The critically acclaimed black-and-white drama — out Friday — received its glitzy Los Angeles premiere at the newly minted Academy Museum this week, as its studio Focus Features gears up for a lengthy award season campaign for the movie based on Branagh’s childhood.
“It came out of that silence that a lot of us stared into at the beginning of the lockdown and it certainly sent me back to this other lockdown that we experienced where both ends of the street were barricaded,” said Branagh. The Shakespearean stage actor-turned-movie star and director moved with his family to England in the late 1960s to escape escalating violence in Northern Ireland.
The movie begins with a scene of street violence in the summer of 1969, when Protestant gangs attack Catholic families to force them out of streets where the two groups had lived side by side.
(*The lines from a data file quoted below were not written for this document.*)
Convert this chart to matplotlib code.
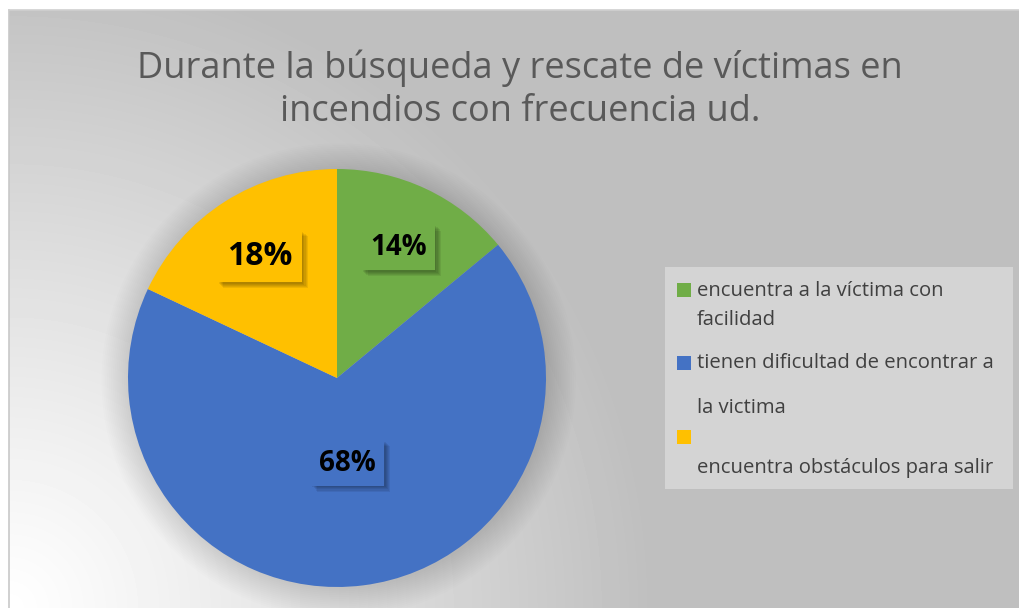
import numpy as np
import matplotlib.pyplot as plt
from matplotlib.patches import Rectangle, Circle
import matplotlib.patheffects as pe

title = "Durante la búsqueda y rescate de víctimas en\nincendios con frecuencia ud."
categories = ["encuentra a la víctima con facilidad",
              "tienen dificultad de encontrar a la victima",
              "encuentra obstáculos para salir"]
legend_lines = [["encuentra a la víctima con", "facilidad"],
                ["tienen dificultad de encontrar a", "la victima"],
                ["", "encuentra obstáculos para salir"]]
values = [14, 68, 18]
colors = ["#70AD47", "#4472C4", "#FFC000"]
label_dist = [0.69, 0.41, 0.69]
label_size = [20, 20, 23]

W, H = 1019, 608
fig = plt.figure(figsize=(W / 100, H / 100), dpi=100)
fig.patch.set_facecolor("white")

# gradient background, light at bottom-left
bg = fig.add_axes([9 / W, 0, 1 - 9 / W, (H - 10) / H])
yy, xx = np.mgrid[0:H - 10, 0:W - 9]
d = np.hypot(xx, (H - 10) - yy)
t = np.clip(d / 640, 0, 1)
val = (255 - 64 * t ** 1.1) / 255
bg.imshow(val, cmap="gray", vmin=0, vmax=1, aspect="auto", interpolation="bilinear")
bg.set_axis_off()
fig.add_artist(plt.Line2D([9 / W, 9 / W], [0, (H - 10) / H], color="#c8c8c8", lw=1.2))
fig.add_artist(plt.Line2D([9 / W, 1], [(H - 10) / H, (H - 10) / H], color="#d0d0d0", lw=1.2))

fig.text(520 / W, 1 - 90 / H, title, ha="center", va="center", fontsize=26,
         color="#595959", family="Open Sans", linespacing=1.25)

# pie
cx, cy, r = 337, 378, 209
ax = fig.add_axes([(cx - r) / W, (H - cy - r) / H, 2 * r / W, 2 * r / H])
for k in range(16):
    ax.add_patch(Circle((0.008, -0.012), 1.0 + 0.009 * k, color="black", alpha=0.009,
                        lw=0, clip_on=False, zorder=0))
wedges, _ = ax.pie(values, colors=colors, startangle=90, counterclock=False,
                   wedgeprops=dict(linewidth=0))
for w in wedges:
    w.set_zorder(2)
ax.set_xlim(-1, 1)
ax.set_ylim(-1, 1)

# soft shadow for the data label boxes
soft = [pe.SimplePatchShadow(offset=(o, -o), shadow_rgbFace="black", alpha=0.07)
        for o in (1, 1.8, 2.6, 3.4, 4.2)]
for w, v, c, dist, fs in zip(wedges, values, colors, label_dist, label_size):
    ang = np.deg2rad((w.theta1 + w.theta2) / 2)
    tx = ax.text(dist * np.cos(ang), dist * np.sin(ang), f"{v}%", ha="center", va="center",
                 fontsize=fs, fontweight="bold", color="black", family="Open Sans", zorder=5,
                 bbox=dict(boxstyle="square,pad=0.3", fc=c, ec="none"))
    tx.get_bbox_patch().set_path_effects(soft + [pe.Normal()])

# legend
fig.add_artist(Rectangle((665 / W, 1 - 489 / H), 348 / W, 222 / H, transform=fig.transFigure,
                         fc="#d4d4d4", ec="none"))
sq_y = [290, 363, 437]
line_y = [[291, 320], [363, 408], [437, 468]]
for c, lines, sy, ly in zip(colors, legend_lines, sq_y, line_y):
    fig.add_artist(Rectangle((677 / W, 1 - (sy + 7) / H), 14 / W, 14 / H,
                             transform=fig.transFigure, fc=c, ec="none"))
    for s, y in zip(lines, ly):
        fig.text(697 / W, 1 - y / H, s, ha="left", va="center", fontsize=14.6,
                 color="#404040", family="Open Sans")

fig.savefig("out.png", dpi=100)
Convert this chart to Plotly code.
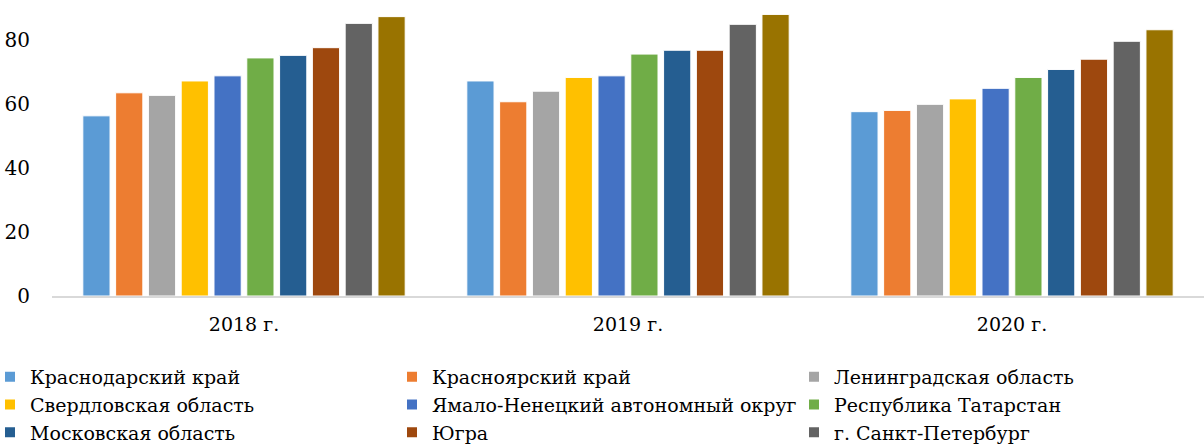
import plotly.graph_objects as go

years = ["2018 г.", "2019 г.", "2020 г."]
regions = [
    "Краснодарский край",
    "Красноярский край",
    "Ленинградская область",
    "Свердловская область",
    "Ямало-Ненецкий автономный округ",
    "Республика Татарстан",
    "Московская область",
    "Югра",
    "г. Санкт-Петербург",
    "г. Москва",
]
colors = ["#5B9BD5", "#ED7D31", "#A5A5A5", "#FFC000", "#4472C4",
          "#70AD47", "#255E91", "#9E480E", "#636363", "#997300"]
values = [
    [56.3, 67.2, 57.6],
    [63.5, 60.7, 58.0],
    [62.7, 64.0, 59.9],
    [67.2, 68.3, 61.6],
    [68.8, 68.8, 64.9],
    [74.4, 75.6, 68.3],
    [75.2, 76.8, 70.8],
    [77.6, 76.8, 74.0],
    [85.2, 84.9, 79.6],
    [87.3, 88.0, 83.2],
]

fig = go.Figure()
for i, (name, col, vals) in enumerate(zip(regions, colors, values)):
    fig.add_trace(go.Bar(
        x=years, y=vals, name=name,
        marker=dict(color=col, line=dict(color="white", width=1)),
        showlegend=(i < 9),
    ))

FONT = "DejaVu Serif"
fig.update_layout(
    width=1204, height=446,
    margin=dict(l=52, r=0, t=0, b=150, autoexpand=False),
    barmode="group", bargap=0.146, bargroupgap=0.17,
    plot_bgcolor="white", paper_bgcolor="white",
    font=dict(family=FONT, size=20, color="#000000"),
    xaxis=dict(showline=True, linecolor="#D9D9D9", linewidth=2,
               tickfont=dict(size=19, family=FONT), ticks="outside", ticklen=10,
               tickcolor="rgba(0,0,0,0)"),
    yaxis=dict(range=[0, 92.5], tickvals=[0, 20, 40, 60, 80],
               showgrid=False, zeroline=False, showline=False,
               tickfont=dict(size=20, family=FONT), ticks="outside", ticklen=17,
               tickcolor="rgba(0,0,0,0)"),
    legend=dict(orientation="h",
                x=-62 / 1152, y=-62 / 296, xanchor="left", yanchor="top",
                entrywidth=357, entrywidthmode="pixels",
                font=dict(size=19, family=FONT), traceorder="normal",
                itemsizing="constant"),
)
fig.write_html("out.html")
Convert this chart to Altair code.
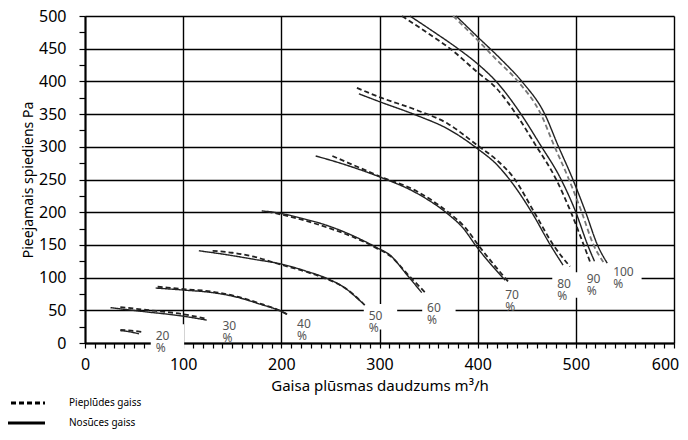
import altair as alt
import pandas as pd

# ---------------- data ----------------
# supply air = "Pieplūdes gaiss" (dashed), exhaust air = "Nosūces gaiss" (solid)
sup20 = [(36, 20), (47, 19), (58, 17)]
exh20 = [(36, 19), (46, 17), (55, 14)]
sup30 = [(36, 55), (60, 51), (100, 44), (124, 37)]
exh30 = [(26, 54), (60, 48), (100, 41), (124, 35)]
sup40 = [(74, 86), (100, 82.5), (130, 78.5), (155, 71), (177, 61), (199, 49), (207, 43)]
exh40 = [(72, 84), (100, 81), (130, 77), (155, 70), (177, 60), (199, 49), (206, 44)]
sup50 = [(130, 141), (150, 138), (172, 132), (199, 120), (225, 109), (246, 98), (265, 84), (285, 58)]
exh50 = [(116, 141), (140, 136), (172, 128), (199, 121), (225, 110), (246, 99), (263, 86), (282, 62)]
sup60 = [(186, 201), (220, 189), (246, 177), (270, 164), (297, 145), (311, 133), (330, 103), (348, 75)]
exh60 = [(180, 202), (200, 198), (220, 191), (246, 180), (270, 166), (297, 146), (311, 134), (327, 106), (343, 77)]
sup70 = [(252, 286), (275, 271), (300, 255), (338, 232), (369, 201), (387, 177), (402, 147), (431, 94)]
exh70 = [(235, 286), (260, 275), (300, 254), (338, 229), (369, 198), (385, 176), (399, 147), (428, 96)]
sup80 = [(277, 390), (300, 376), (338, 356), (370, 335), (399, 303), (420, 279), (436, 254), (458, 199), (477, 150), (494, 117)]
exh80 = [(279, 381), (300, 369), (338, 348), (370, 327), (399, 298), (420, 272), (433, 249), (455, 200), (474, 150), (487, 119)]
sup90 = [(323, 500), (348, 475), (372, 450), (399, 415), (420, 388), (440, 348), (458, 305), (480, 250), (495, 200), (508, 150), (515, 122)]
exh90 = [(331, 500), (355, 476), (380, 450), (399, 428), (420, 398), (445, 348), (463, 305), (485, 250), (500, 200), (512, 150), (519, 125)]
sup100 = [(375, 500), (398, 466), (420, 432), (441, 400), (465, 348), (477, 305), (493, 250), (506, 200), (518, 150), (528, 124)]
exh100 = [(378, 500), (400, 468), (425, 432), (445, 400), (469, 348), (481, 305), (497, 250), (510, 200), (522, 150), (532, 122)]

pcts = ["20", "30", "40", "50", "60", "70", "80", "90", "100"]
supply = [sup20, sup30, sup40, sup50, sup60, sup70, sup80, sup90, sup100]
exhaust = [exh20, exh30, exh40, exh50, exh60, exh70, exh80, exh90, exh100]

# curve labels: left edge (x) and first-line centre (y) in data units
label_x = [72, 140, 216, 289, 348.5, 428, 481, 511, 538]
label_y = [10.7, 25.4, 29, 41.6, 54.2, 73.3, 90, 97.8, 108.5]
boxed = ["20", "50", "60", "80", "90", "100"]

x_ticks = list(range(0, 601, 10))
y_ticks = list(range(0, 501, 25))

SUP = "Pieplūdes gaiss"
EXH = "Nosūces gaiss"

rows = []
for p, s, e in zip(pcts, supply, exhaust):
    for kind, pts in ((SUP, s), (EXH, e)):
        for i, (x, y) in enumerate(pts):
            rows.append({"pct": p, "kind": kind, "curve": p + kind, "i": i, "x": x, "y": y})
curves = pd.DataFrame(rows)

labels = pd.DataFrame({"pct": pcts, "lx": label_x, "ly": label_y})
labels["text"] = labels["pct"] + "\n%"
boxes = labels[labels["pct"].isin(boxed)].copy()
boxes["x0"] = boxes["lx"] - 5
boxes["x1"] = boxes["lx"] + 29
boxes["y0"] = boxes["ly"] + 18
boxes["y1"] = boxes["ly"] - 21

FONT = "Noto Sans"

xscale = alt.Scale(domain=[0, 600], nice=False, zero=False)
yscale = alt.Scale(domain=[0, 500], nice=False, zero=False)

xaxis = alt.Axis(
    values=x_ticks,
    tickCount=200,
    title="Gaisa plūsmas daudzums m³/h",
    labelExpr="datum.value % 100 === 0 ? datum.label : ''",
    labelOverlap=False,
    labelFlush=False,
    labelOffset={"condition": {"test": "datum.value === 600", "value": -9}, "value": 0},
    labelFontSize=16,
    labelFont=FONT,
    labelColor="black",
    labelPadding=8,
    tickSize=5,
    tickColor="black",
    tickWidth=1.2,
    grid=True,
    gridOpacity={"condition": {"test": "datum.value % 100 === 0", "value": 1}, "value": 0},
    gridColor="black",
    gridWidth=1.4,
    domainColor="black",
    domainWidth=2,
    titleFont=FONT,
    titleFontSize=15,
    titleFontWeight="normal",
    titleColor="black",
    titlePadding=6,
)
yaxis = alt.Axis(
    values=y_ticks,
    tickCount=200,
    title="Pieejamais spiediens Pa",
    labelExpr="datum.value % 50 === 0 ? datum.label : ''",
    labelOverlap=False,
    labelFontSize=16,
    labelFont=FONT,
    labelColor="black",
    labelPadding=13,
    tickSize=6,
    tickColor="black",
    tickWidth=1.2,
    grid=True,
    gridOpacity={"condition": {"test": "datum.value % 50 === 0", "value": 1}, "value": 0},
    gridColor="black",
    gridWidth=1.4,
    domainColor="black",
    domainWidth=2,
    titleFont=FONT,
    titleFontSize=14,
    titleFontWeight="normal",
    titleColor="black",
    titlePadding=3,
)

lines = alt.Chart(curves).mark_line(interpolate="monotone").encode(
    x=alt.X("x:Q", scale=xscale, axis=xaxis),
    y=alt.Y("y:Q", scale=yscale, axis=yaxis),
    detail="curve:N",
    order="i:Q",
    strokeDash=alt.StrokeDash(
        "kind:N",
        scale=alt.Scale(domain=[SUP, EXH], range=[[5, 3], [1, 0]]),
        legend=alt.Legend(
            title=None,
            orient="none",
            legendX=-73,
            legendY=375,
            symbolType="M-2,0L2,0",
            symbolSize=441,
            symbolStrokeWidth=3,
            symbolStrokeColor="black",
            labelFont=FONT,
            labelFontSize=10,
            labelColor="black",
            labelOffset=33,
            rowPadding=2,
            padding=0,
        ),
    ),
    color=alt.condition(
        "datum.pct == '100' && datum.kind == '" + SUP + "'",
        alt.value("#777777"),
        alt.value("#222222"),
    ),
    strokeWidth=alt.condition(
        "datum.kind == '" + SUP + "'",
        alt.value(1.8),
        alt.value(1.4),
    ),
)

masks = alt.Chart(boxes).mark_rect(color="white").encode(
    x="x0:Q", x2="x1:Q", y="y0:Q", y2="y1:Q"
)

texts = alt.Chart(labels).mark_text(
    align="left", baseline="middle", lineBreak="\n", fontSize=12,
    font=FONT, color="#555555", lineHeight=12,
).encode(x="lx:Q", y="ly:Q", text="text:N")

chart = alt.layer(masks, lines, texts).properties(
    width=589, height=327,
    padding={"left": 4, "top": 0, "right": 0, "bottom": 0},
    background="white",
).configure_view(stroke=None)

chart.save("out.html", embed_options={"renderer": "svg", "actions": False})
“I was 16 when 1969 arrived and I have memories of the thrill of this explosion, and it was only a day later that I started to see the menace of it,” said co-star Ciaran Hinds, who, like many of the cast, grew up in Belfast.
“My childhood at that time was the sound of the city at night, and explosions in the distance echoed off the hills of Belfast, or gunfire at night.” The so-called “Troubles” would blight the British province for the next three decades, dividing communities along religious and nationalist lines.